Holiday Playlist: Db Does VD

So Decibel assumes at this point you’ve got your dozen roses, the perfect card, maybe some wine. All these have been easily attainable and, really, almost unavoidable for the last four to six weeks.
Valentine’s Day mood music, on the other hand, has remained maddeningly elusive for those inclined towards the extremely extreme.

Until now.

Without further ado, here is the Decibel staff Valentine’s Day playlist…

Kevin Stewart-Panko

Type O Negative — “Unsuccessfully Coping with the Natural Beauty of Infidelity.”
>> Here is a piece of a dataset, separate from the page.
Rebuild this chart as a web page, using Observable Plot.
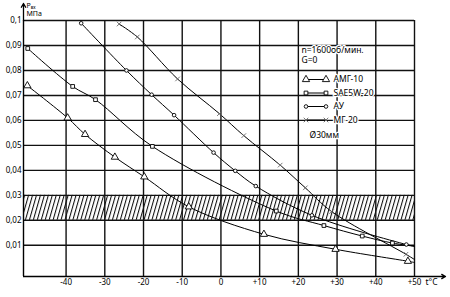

Sez me: “To each his own, but I’ve been a long time proponent of polyamorous and non-monogamous relationship styles as they seem more realistic and manageable than being inextricably tied down to one person and way of being. However, I understand that one-on-one partnerships are the accepted norm and when a big ol’ romantic softie like the late Pete Steele gets his heart ripped to shreds by the crumbling of a traditional relationship dyad, watch the fuck out! In the manner of a total artist and true gentleman, he poured his grief into song and out came one of the most baldly honest, heartbreak and revenge anthems of all time. ‘I know you’re fucking someone else! (He said he knows!)…'”

Jeanne Fury

Andrew WK — “She Is Beautiful”

This song makes the heart in my boner swell. I’m not a romantic; I don’t want a dozen roses or a box of chocolates. I want a six-pack of good beer, a box of donuts, and this fucking song cranked to 11. If if your love for me doesn’t feel like this, it’s never gonna work out.

Pentagram –“Forever My Queen”

A charismatic-as-fuck song about fated, inescapable love that nonetheless sounds doomed (no pun intended) to flame out faster than Bobby Liebling can eat a Fig Newton.

Adem Tepedelen

UFO –“Love to Love”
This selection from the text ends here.